La guerre du Golfe et les deux Grands
L’animosité entre Washington et Bagdad est une constante de la politique régionale. Dès le renversement de la monarchie hachémite en 1958, l’Irak devient suspect de rompre, par son neutralisme, la chaîne forgée autour de l’Union Soviétique pour l’endiguer. La prise de pouvoir par le Baas dix ans plus tard devait accroître la suspicion et faire naître de nouveaux griefs avec la nationalisation du secteur pétrolier et le rapprochement avec l’URSS. Non sans exagération, Washington voit alors dans Bagdad un relais de Moscou, alors que l’Irak cherche simplement à profiter de son ascension pour rééquilibrer à son avantage les positions régionales, politiques et économiques, et pour diffuser son message révolutionnaire.

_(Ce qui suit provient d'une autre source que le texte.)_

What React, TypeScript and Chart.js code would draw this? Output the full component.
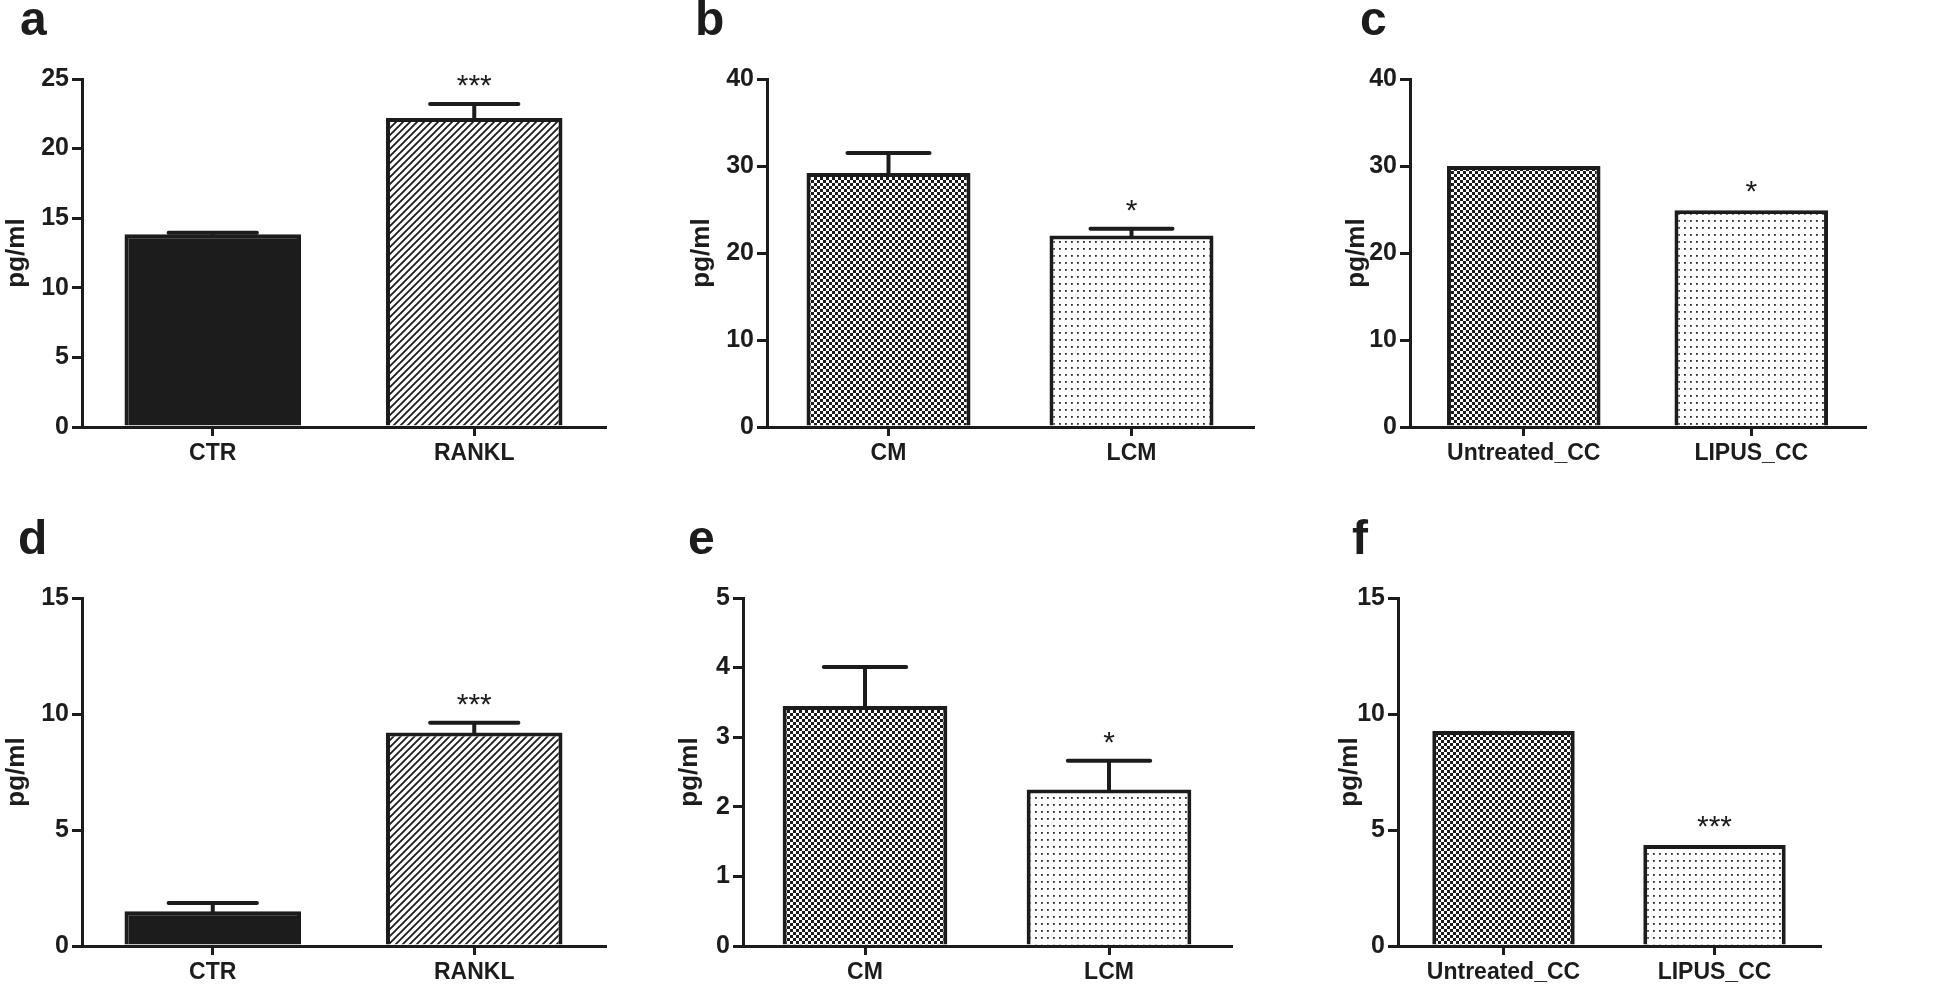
import React, { useEffect, useRef } from "react";
import { Chart, registerables } from "chart.js";

Chart.register(...registerables);

// ---------- DATA ----------
const catsA = ["CTR", "RANKL"];
const catsB = ["CM", "LCM"];
const catsC = ["Untreated_CC", "LIPUS_CC"];

const valuesA = [13.85, 22.2];
const errorsA = [0.1, 1.0];
const sigA = ["", "***"];

const valuesB = [29.2, 22.0];
const errorsB = [2.3, 0.8];
const sigB = ["", "*"];

const valuesC = [30.0, 24.9];
const errorsC = [0, 0];
const sigC = ["", "*"];

const valuesD = [1.5, 9.2];
const errorsD = [0.35, 0.42];
const sigD = ["", "***"];

const valuesE = [3.45, 2.25];
const errorsE = [0.56, 0.41];
const sigE = ["", "*"];

const valuesF = [9.27, 4.35];
const errorsF = [0, 0];
const sigF = ["", "***"];

const yMaxes = [25, 40, 40, 15, 5, 15];
const ySteps = [5, 10, 10, 5, 1, 5];
const panelLetters = ["a", "b", "c", "d", "e", "f"];
const yTitle = "pg/ml";

// ---------- STYLE / LAYOUT ----------
const INK = "#1c1c1c";
const FONT = "'Liberation Sans', Arial, Helvetica, sans-serif";

function makePattern(kind: string): CanvasPattern | string {
  const c = document.createElement("canvas");
  const g = c.getContext("2d")!;
  if (kind === "solid") return INK;
  if (kind === "hatch") {
    const s = 7;
    c.width = s; c.height = s;
    g.fillStyle = "#fff"; g.fillRect(0, 0, s, s);
    g.strokeStyle = INK; g.lineWidth = 1.8;
    g.beginPath();
    g.moveTo(-1, 1); g.lineTo(1, -1);
    g.moveTo(0, s); g.lineTo(s, 0);
    g.moveTo(s - 1, s + 1); g.lineTo(s + 1, s - 1);
    g.stroke();
  } else if (kind === "check") {
    const cs = 3;
    c.width = cs * 2; c.height = cs * 2;
    g.fillStyle = "#fff"; g.fillRect(0, 0, cs * 2, cs * 2);
    g.fillStyle = INK;
    g.fillRect(0, 0, cs, cs);
    g.fillRect(cs, cs, cs, cs);
  } else {
    c.width = 6; c.height = 7;
    g.fillStyle = "#fff"; g.fillRect(0, 0, 6, 7);
    g.fillStyle = "#2a2a2a";
    g.fillRect(2, 3, 1.8, 1.8);
  }
  return g.createPattern(c, "repeat")!;
}

type PanelCfg = {
  cats: string[]; values: number[]; errors: number[]; sig: string[];
  yMax: number; yStep: number; letter: string; fills: string[][];
  left: number; top: number; width: number; height: number;
  axisX: number; axisRight: number; padTop: number; xHeight: number;
  letterX: number; letterY: number;
};

const errPlugin = {
  id: "errs",
  afterDatasetsDraw(chart: any, _args: any, opts: any) {
    const ctx = chart.ctx;
    const meta = chart.getDatasetMeta(0);
    const ys = chart.scales.y;
    const data = chart.data.datasets[0].data as number[];
    meta.data.forEach((bar: any, i: number) => {
      const v = data[i];
      const e = opts.errors[i] || 0;
      const x = bar.x;
      const w = bar.width;
      const top = ys.getPixelForValue(v);
      const capY = ys.getPixelForValue(v + e);
      ctx.save();
      ctx.strokeStyle = INK;
      ctx.lineWidth = 4;
      if (e > 0) {
        ctx.lineCap = "butt";
        ctx.beginPath();
        ctx.moveTo(x, top + 2);
        ctx.lineTo(x, capY);
        ctx.stroke();
        ctx.lineCap = "round";
        ctx.beginPath();
        ctx.moveTo(x - w / 4, capY);
        ctx.lineTo(x + w / 4, capY);
        ctx.stroke();
      }
      const s = opts.sig[i];
      if (s) {
        ctx.fillStyle = INK;
        ctx.font = `normal 30px ${FONT}`;
        ctx.textAlign = "center";
        ctx.textBaseline = "alphabetic";
        ctx.fillText(s, x, capY - 9);
      }
      ctx.restore();
    });
  },
};

function Panel({ cfg }: { cfg: PanelCfg }) {
  const ref = useRef<HTMLCanvasElement>(null);
  useEffect(() => {
    const canvas = ref.current!;
    const bg = cfg.fills.map((f) => makePattern(f[0]));
    const chart = new Chart(canvas, {
      type: "bar",
      data: {
        labels: cfg.cats,
        datasets: [
          {
            data: cfg.values,
            backgroundColor: bg as any,
            borderColor: INK,
            borderWidth: 4,
            borderSkipped: "start",
            barPercentage: 0.675,
            categoryPercentage: 1,
          },
        ],
      },
      options: {
        responsive: false,
        animation: false,
        devicePixelRatio: 1,
        events: [],
        layout: {
          padding: {
            left: 0,
            top: cfg.padTop,
            right: cfg.left + cfg.width - cfg.axisRight,
            bottom: 0,
          },
        },
        plugins: {
          legend: { display: false },
          tooltip: { enabled: false },
          errs: { errors: cfg.errors, sig: cfg.sig },
        } as any,
        scales: {
          x: {
            type: "category",
            offset: true,
            afterFit: (s: any) => { s.height = cfg.xHeight; },
            grid: {
              display: true,
              offset: false,
              drawOnChartArea: false,
              drawTicks: true,
              tickLength: 9,
              lineWidth: 3,
              color: INK,
            },
            border: { display: true, width: 3, color: INK },
            ticks: {
              color: INK,
              padding: 4,
              maxRotation: 0,
              font: { family: FONT, size: 23, weight: "bold" },
            },
          },
          y: {
            min: 0,
            max: cfg.yMax,
            afterFit: (s: any) => { s.width = cfg.axisX - cfg.left; },
            grid: {
              display: true,
              drawOnChartArea: false,
              drawTicks: true,
              tickLength: 10,
              lineWidth: 3,
              color: INK,
            },
            border: { display: true, width: 3, color: INK },
            ticks: {
              stepSize: cfg.yStep,
              color: INK,
              padding: 3,
              font: { family: FONT, size: 25, weight: "bold" },
            },
            title: {
              display: true,
              text: yTitle,
              color: INK,
              padding: { top: 1, bottom: 0 },
              font: { family: FONT, size: 26, weight: "bold" },
            },
          },
        },
      },
      plugins: [errPlugin as any],
    });
    return () => chart.destroy();
  }, []);
  return (
    <>
      <canvas
        ref={ref}
        width={cfg.width}
        height={cfg.height}
        style={{
          position: "absolute",
          left: cfg.left,
          top: cfg.top,
          width: cfg.width,
          height: cfg.height,
          display: "block",
        }}
      />
      <div
        style={{
          position: "absolute",
          left: cfg.letterX,
          top: cfg.letterY,
          font: `bold 48px/48px ${FONT}`,
          color: INK,
        }}
      >
        {cfg.letter}
      </div>
    </>
  );
}

const fillsA = [["solid"], ["hatch"]];
const fillsB = [["check"], ["dots"]];

const panels: PanelCfg[] = [
  { cats: catsA, values: valuesA, errors: errorsA, sig: sigA, yMax: yMaxes[0], yStep: ySteps[0], letter: panelLetters[0], fills: fillsA,
    left: 0, top: 0, width: 660, height: 495, axisX: 82, axisRight: 605, padTop: 79, xHeight: 68, letterX: 20, letterY: -5 },
  { cats: catsB, values: valuesB, errors: errorsB, sig: sigB, yMax: yMaxes[1], yStep: ySteps[1], letter: panelLetters[1], fills: fillsB,
    left: 685, top: 0, width: 645, height: 495, axisX: 767, axisRight: 1253, padTop: 79, xHeight: 68, letterX: 695, letterY: -5 },
  { cats: catsC, values: valuesC, errors: errorsC, sig: sigC, yMax: yMaxes[2], yStep: ySteps[2], letter: panelLetters[2], fills: fillsB,
    left: 1340, top: 0, width: 606, height: 495, axisX: 1410, axisRight: 1865, padTop: 79, xHeight: 68, letterX: 1360, letterY: -5 },
  { cats: catsA, values: valuesD, errors: errorsD, sig: sigD, yMax: yMaxes[3], yStep: ySteps[3], letter: panelLetters[3], fills: fillsA,
    left: 0, top: 500, width: 660, height: 489, axisX: 82, axisRight: 605, padTop: 98, xHeight: 43, letterX: 18, letterY: 514 },
  { cats: catsB, values: valuesE, errors: errorsE, sig: sigE, yMax: yMaxes[4], yStep: ySteps[4], letter: panelLetters[4], fills: fillsB,
    left: 673, top: 500, width: 647, height: 489, axisX: 743, axisRight: 1231, padTop: 98, xHeight: 43, letterX: 688, letterY: 514 },
  { cats: catsC, values: valuesF, errors: errorsF, sig: sigF, yMax: yMaxes[5], yStep: ySteps[5], letter: panelLetters[5], fills: fillsB,
    left: 1333, top: 500, width: 613, height: 489, axisX: 1398, axisRight: 1820, padTop: 98, xHeight: 43, letterX: 1352, letterY: 514 },
];

export default function App() {
  return (
    <div
      style={{
        position: "absolute",
        left: 0,
        top: 0,
        width: 1946,
        height: 989,
        background: "#fff",
        overflow: "hidden",
      }}
    >
      {panels.map((p, i) => (
        <Panel key={i} cfg={p} />
      ))}
    </div>
  );
}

La rhétorique baassiste demeurant sans effet, l’Iran apparaissant en définitive comme un nouvel adversaire et Bagdad pratiquant l’ouverture vis-à-vis de l’Occident au détriment de Moscou, les Américains, peu à peu, reviennent de leurs préventions. Les relations diplomatiques sont renouées en 1984. Le soutien à l’Irak dans la guerre du Golfe ne cesse alors de se renforcer, sans toutefois aller jusqu’à la livraison d’armement. Les présidents américains ont d’ailleurs d’autres querelles à soutenir : au duel Carter-Khomeyni succède le duel Reagan-Kadhafi. Ce n’est qu’à partir de 1989 que se prépare le duel Bush-Hussein, lorsque ce dernier, jugeant le moment favorable à une reprise de l’avancée irakienne une fois soldé le conflit avec l’Iran, entreprend de relancer les discussions sur un système de sécurité arabe indépendant du reste du monde et, à ce propos, s’interroge sur la légitimité de la présence navale américaine dans le Golfe. L’effort d’armement exceptionnel entrepris par l’Irak, et dénoncé par la presse internationale, accroît le malaise. L’Administration Bush perçoit une menace, mais ne sait comment la traiter, jusqu’à ce que la crise éclate. Comme souvent en pareille occurrence, la Maison-Blanche affiche alors une attitude extrême, passant brusquement de l’hésitation et des tergiversations, sinon des contradictions, à des positions tranchées et apparemment irréversibles.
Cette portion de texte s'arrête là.